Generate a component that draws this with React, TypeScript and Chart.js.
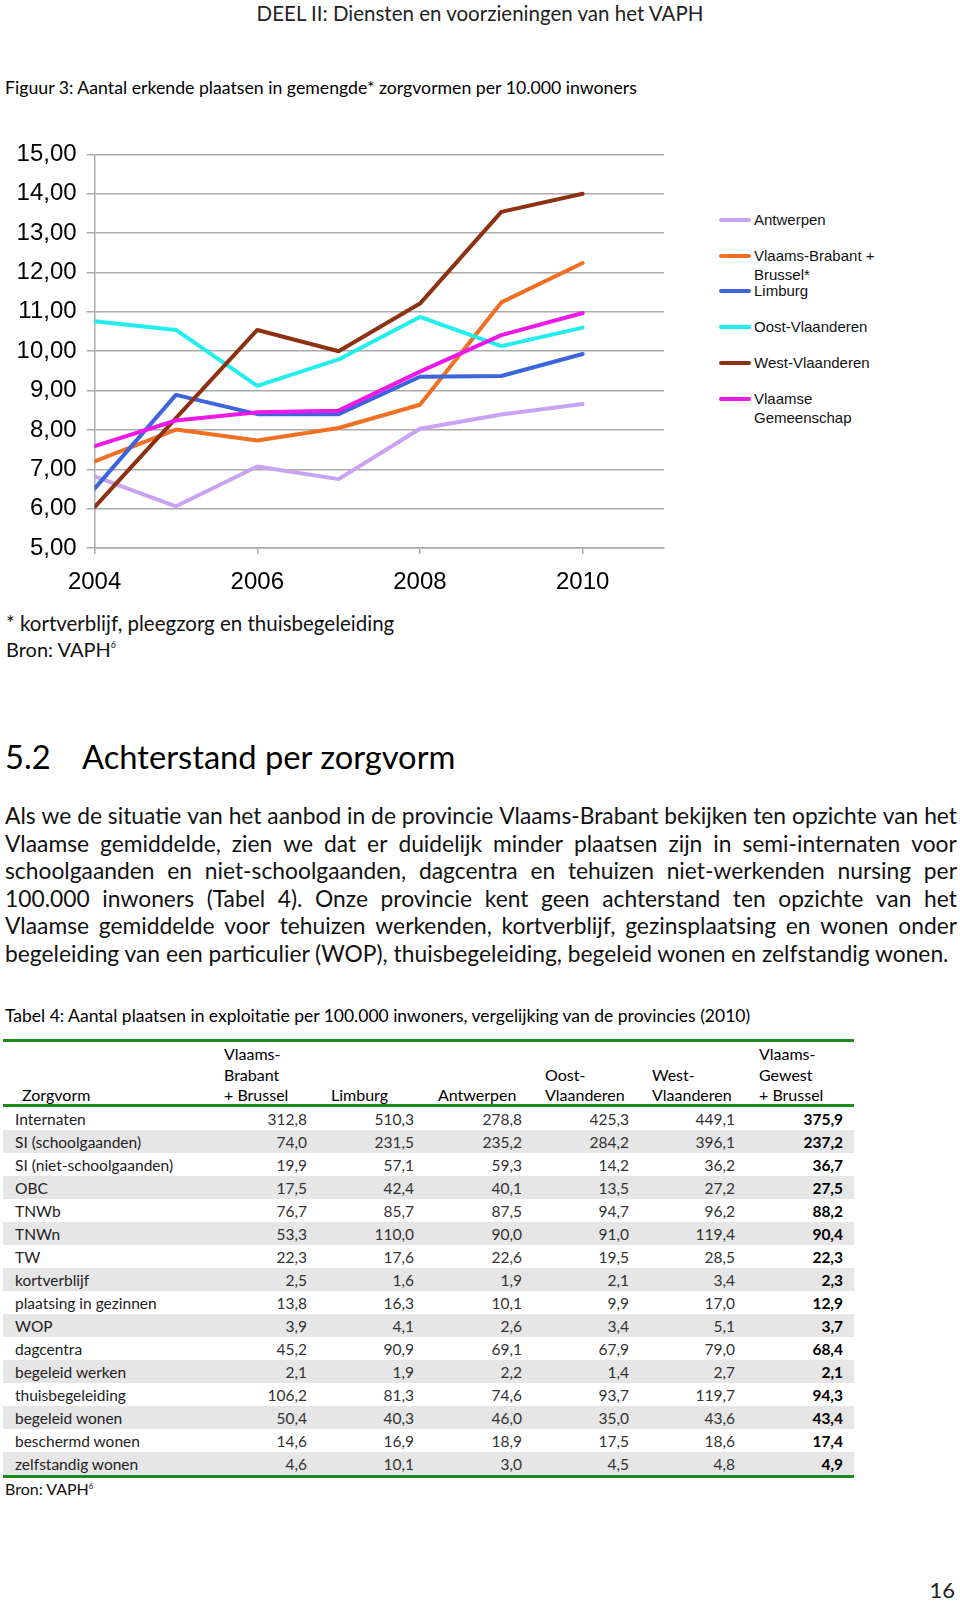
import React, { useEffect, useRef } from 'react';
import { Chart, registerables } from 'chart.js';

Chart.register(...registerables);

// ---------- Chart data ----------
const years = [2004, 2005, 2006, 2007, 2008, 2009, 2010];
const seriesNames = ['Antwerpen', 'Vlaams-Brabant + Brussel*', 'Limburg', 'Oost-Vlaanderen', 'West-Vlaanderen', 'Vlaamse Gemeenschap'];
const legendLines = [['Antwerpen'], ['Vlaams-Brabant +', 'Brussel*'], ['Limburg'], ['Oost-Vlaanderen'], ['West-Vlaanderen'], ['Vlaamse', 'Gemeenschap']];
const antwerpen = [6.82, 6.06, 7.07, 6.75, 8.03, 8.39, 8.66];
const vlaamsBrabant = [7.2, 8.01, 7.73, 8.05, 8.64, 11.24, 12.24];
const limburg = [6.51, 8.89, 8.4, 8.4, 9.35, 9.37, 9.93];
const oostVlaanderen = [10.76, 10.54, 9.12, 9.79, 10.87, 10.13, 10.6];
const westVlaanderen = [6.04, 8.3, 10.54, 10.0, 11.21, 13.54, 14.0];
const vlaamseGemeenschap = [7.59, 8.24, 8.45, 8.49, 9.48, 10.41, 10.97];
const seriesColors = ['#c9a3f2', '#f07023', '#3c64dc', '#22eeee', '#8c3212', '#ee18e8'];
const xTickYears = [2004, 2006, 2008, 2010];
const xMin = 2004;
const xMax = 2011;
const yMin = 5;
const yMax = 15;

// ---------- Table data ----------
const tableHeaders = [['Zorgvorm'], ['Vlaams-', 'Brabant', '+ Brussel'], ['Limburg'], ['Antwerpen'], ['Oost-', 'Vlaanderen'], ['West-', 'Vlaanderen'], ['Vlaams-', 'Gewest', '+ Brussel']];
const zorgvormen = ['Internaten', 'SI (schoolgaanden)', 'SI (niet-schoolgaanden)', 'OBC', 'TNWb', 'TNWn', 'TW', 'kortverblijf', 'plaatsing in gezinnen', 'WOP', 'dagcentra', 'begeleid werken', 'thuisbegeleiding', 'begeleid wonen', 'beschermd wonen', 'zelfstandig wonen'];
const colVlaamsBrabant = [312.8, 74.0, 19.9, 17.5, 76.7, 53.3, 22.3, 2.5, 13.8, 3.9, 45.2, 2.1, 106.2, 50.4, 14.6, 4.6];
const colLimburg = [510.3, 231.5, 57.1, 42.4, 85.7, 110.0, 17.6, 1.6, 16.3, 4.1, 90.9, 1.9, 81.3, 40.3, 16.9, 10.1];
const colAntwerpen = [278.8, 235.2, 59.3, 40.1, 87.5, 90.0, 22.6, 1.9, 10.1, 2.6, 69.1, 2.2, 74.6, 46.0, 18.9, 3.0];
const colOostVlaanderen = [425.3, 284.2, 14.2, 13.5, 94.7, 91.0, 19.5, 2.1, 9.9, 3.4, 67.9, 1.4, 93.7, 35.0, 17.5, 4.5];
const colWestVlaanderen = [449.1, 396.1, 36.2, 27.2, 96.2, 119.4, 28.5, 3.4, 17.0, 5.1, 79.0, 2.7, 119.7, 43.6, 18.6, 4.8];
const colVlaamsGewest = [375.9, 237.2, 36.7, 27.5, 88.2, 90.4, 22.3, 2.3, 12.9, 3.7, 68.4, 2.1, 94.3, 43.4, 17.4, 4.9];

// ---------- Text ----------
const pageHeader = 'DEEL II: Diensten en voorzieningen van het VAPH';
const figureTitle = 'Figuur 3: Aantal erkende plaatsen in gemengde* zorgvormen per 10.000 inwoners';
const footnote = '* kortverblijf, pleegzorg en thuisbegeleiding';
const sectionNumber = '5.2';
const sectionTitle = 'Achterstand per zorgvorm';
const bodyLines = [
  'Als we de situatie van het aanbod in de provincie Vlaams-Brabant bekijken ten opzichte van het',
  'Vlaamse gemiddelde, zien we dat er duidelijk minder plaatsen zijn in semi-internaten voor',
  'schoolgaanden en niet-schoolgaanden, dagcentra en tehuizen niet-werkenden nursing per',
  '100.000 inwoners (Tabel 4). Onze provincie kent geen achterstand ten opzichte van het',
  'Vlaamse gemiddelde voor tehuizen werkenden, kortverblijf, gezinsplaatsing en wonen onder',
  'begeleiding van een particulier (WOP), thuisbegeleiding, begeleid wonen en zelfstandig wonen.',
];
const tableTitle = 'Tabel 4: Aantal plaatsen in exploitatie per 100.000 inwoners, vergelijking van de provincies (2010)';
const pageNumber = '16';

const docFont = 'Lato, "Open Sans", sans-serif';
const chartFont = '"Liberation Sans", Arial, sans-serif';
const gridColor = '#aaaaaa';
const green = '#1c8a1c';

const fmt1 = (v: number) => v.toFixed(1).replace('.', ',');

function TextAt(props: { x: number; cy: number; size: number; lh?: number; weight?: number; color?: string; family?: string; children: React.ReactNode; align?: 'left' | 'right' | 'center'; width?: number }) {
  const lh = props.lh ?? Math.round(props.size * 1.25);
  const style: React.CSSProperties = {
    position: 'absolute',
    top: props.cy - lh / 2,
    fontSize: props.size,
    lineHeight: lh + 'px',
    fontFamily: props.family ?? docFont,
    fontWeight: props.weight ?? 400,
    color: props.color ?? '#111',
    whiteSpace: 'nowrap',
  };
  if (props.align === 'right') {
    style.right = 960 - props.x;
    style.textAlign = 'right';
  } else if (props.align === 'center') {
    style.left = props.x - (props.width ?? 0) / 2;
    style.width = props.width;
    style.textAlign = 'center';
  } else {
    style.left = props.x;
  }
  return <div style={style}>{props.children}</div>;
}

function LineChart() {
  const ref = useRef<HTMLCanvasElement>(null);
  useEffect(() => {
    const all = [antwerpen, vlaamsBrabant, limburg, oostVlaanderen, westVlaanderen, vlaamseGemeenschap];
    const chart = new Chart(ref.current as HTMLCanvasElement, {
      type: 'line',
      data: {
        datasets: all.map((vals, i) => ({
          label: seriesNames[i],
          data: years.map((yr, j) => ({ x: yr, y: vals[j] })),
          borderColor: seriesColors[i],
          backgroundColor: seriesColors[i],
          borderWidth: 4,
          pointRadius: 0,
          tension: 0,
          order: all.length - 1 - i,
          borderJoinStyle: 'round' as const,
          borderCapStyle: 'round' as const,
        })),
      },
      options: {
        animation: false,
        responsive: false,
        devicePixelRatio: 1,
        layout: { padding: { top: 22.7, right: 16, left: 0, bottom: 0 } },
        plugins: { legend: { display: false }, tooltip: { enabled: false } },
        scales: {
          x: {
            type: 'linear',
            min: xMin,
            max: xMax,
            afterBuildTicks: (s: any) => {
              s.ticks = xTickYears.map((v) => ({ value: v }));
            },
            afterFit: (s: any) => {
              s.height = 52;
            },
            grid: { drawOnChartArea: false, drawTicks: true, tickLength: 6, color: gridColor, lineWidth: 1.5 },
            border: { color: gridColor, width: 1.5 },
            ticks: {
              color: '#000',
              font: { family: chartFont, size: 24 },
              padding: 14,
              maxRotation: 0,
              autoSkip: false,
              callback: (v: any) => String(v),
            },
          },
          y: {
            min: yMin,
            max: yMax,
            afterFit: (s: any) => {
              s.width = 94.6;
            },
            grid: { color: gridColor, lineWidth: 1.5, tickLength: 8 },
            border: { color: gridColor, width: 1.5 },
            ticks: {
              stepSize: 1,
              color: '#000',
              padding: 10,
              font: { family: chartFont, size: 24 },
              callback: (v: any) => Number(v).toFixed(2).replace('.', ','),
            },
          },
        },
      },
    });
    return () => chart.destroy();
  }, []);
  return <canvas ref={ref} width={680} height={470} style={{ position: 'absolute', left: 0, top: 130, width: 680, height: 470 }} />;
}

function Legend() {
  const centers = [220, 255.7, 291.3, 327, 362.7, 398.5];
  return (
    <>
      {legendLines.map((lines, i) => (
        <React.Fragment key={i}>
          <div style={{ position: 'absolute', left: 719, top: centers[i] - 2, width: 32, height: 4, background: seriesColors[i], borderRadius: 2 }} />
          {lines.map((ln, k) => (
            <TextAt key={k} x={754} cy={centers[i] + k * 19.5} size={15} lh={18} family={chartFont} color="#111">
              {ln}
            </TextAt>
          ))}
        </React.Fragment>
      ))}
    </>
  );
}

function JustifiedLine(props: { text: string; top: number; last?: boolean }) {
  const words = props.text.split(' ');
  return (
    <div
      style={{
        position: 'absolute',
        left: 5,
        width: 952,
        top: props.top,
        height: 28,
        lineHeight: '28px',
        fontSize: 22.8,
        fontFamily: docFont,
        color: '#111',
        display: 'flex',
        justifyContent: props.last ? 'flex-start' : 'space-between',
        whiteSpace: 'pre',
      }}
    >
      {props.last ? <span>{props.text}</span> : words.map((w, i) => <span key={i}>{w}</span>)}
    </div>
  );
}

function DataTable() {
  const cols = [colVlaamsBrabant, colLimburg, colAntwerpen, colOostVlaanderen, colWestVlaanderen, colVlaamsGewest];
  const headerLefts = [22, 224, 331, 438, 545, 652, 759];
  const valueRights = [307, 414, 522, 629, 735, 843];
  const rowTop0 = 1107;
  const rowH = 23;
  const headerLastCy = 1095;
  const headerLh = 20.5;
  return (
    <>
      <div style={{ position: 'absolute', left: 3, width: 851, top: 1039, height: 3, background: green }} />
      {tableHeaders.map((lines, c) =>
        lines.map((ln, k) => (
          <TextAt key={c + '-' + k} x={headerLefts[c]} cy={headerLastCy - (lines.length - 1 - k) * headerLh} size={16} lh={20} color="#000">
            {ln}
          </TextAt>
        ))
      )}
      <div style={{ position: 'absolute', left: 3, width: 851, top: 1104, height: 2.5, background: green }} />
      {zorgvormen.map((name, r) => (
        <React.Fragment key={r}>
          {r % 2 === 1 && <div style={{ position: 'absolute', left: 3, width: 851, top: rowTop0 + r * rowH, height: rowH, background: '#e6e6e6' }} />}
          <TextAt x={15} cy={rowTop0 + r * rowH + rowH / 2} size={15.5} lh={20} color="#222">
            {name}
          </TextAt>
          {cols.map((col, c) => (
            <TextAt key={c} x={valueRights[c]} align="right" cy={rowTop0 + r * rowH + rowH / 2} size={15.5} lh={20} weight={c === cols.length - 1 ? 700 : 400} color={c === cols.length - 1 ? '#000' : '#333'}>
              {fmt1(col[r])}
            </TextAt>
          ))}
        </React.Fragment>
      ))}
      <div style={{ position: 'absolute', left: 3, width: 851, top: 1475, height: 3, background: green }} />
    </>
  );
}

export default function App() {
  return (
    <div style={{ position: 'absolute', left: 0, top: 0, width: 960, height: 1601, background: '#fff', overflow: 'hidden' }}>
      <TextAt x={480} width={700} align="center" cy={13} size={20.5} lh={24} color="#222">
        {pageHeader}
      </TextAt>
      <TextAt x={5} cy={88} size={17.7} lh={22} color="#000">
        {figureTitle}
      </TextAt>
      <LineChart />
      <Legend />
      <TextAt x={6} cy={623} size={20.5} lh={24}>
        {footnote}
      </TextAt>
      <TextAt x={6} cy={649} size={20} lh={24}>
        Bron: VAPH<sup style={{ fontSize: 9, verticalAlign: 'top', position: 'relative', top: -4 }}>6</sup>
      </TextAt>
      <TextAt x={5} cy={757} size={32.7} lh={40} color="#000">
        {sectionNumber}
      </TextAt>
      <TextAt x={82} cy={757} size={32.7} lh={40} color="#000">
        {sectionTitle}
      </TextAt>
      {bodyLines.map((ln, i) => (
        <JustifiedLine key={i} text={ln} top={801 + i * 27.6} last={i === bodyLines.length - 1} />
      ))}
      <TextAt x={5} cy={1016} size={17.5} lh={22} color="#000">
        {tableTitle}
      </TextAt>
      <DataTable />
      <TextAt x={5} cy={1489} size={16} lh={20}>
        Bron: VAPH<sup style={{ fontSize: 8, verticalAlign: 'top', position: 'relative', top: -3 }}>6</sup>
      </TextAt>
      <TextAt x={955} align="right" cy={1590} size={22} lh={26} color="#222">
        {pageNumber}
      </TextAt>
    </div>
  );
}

┄┄┄┄┄┄┄┄┄┄

Starting at the top of the listing above, reproduce each line up to and including the one with "const yMax = 15;"; omit the pictures.

Generate a component that draws this with React, TypeScript and Chart.js.
import React, { useEffect, useRef } from 'react';
import { Chart, registerables } from 'chart.js';

Chart.register(...registerables);

// ---------- Chart data ----------
const years = [2004, 2005, 2006, 2007, 2008, 2009, 2010];
const seriesNames = ['Antwerpen', 'Vlaams-Brabant + Brussel*', 'Limburg', 'Oost-Vlaanderen', 'West-Vlaanderen', 'Vlaamse Gemeenschap'];
const legendLines = [['Antwerpen'], ['Vlaams-Brabant +', 'Brussel*'], ['Limburg'], ['Oost-Vlaanderen'], ['West-Vlaanderen'], ['Vlaamse', 'Gemeenschap']];
const antwerpen = [6.82, 6.06, 7.07, 6.75, 8.03, 8.39, 8.66];
const vlaamsBrabant = [7.2, 8.01, 7.73, 8.05, 8.64, 11.24, 12.24];
const limburg = [6.51, 8.89, 8.4, 8.4, 9.35, 9.37, 9.93];
const oostVlaanderen = [10.76, 10.54, 9.12, 9.79, 10.87, 10.13, 10.6];
const westVlaanderen = [6.04, 8.3, 10.54, 10.0, 11.21, 13.54, 14.0];
const vlaamseGemeenschap = [7.59, 8.24, 8.45, 8.49, 9.48, 10.41, 10.97];
const seriesColors = ['#c9a3f2', '#f07023', '#3c64dc', '#22eeee', '#8c3212', '#ee18e8'];
const xTickYears = [2004, 2006, 2008, 2010];
const xMin = 2004;
const xMax = 2011;
const yMin = 5;
const yMax = 15;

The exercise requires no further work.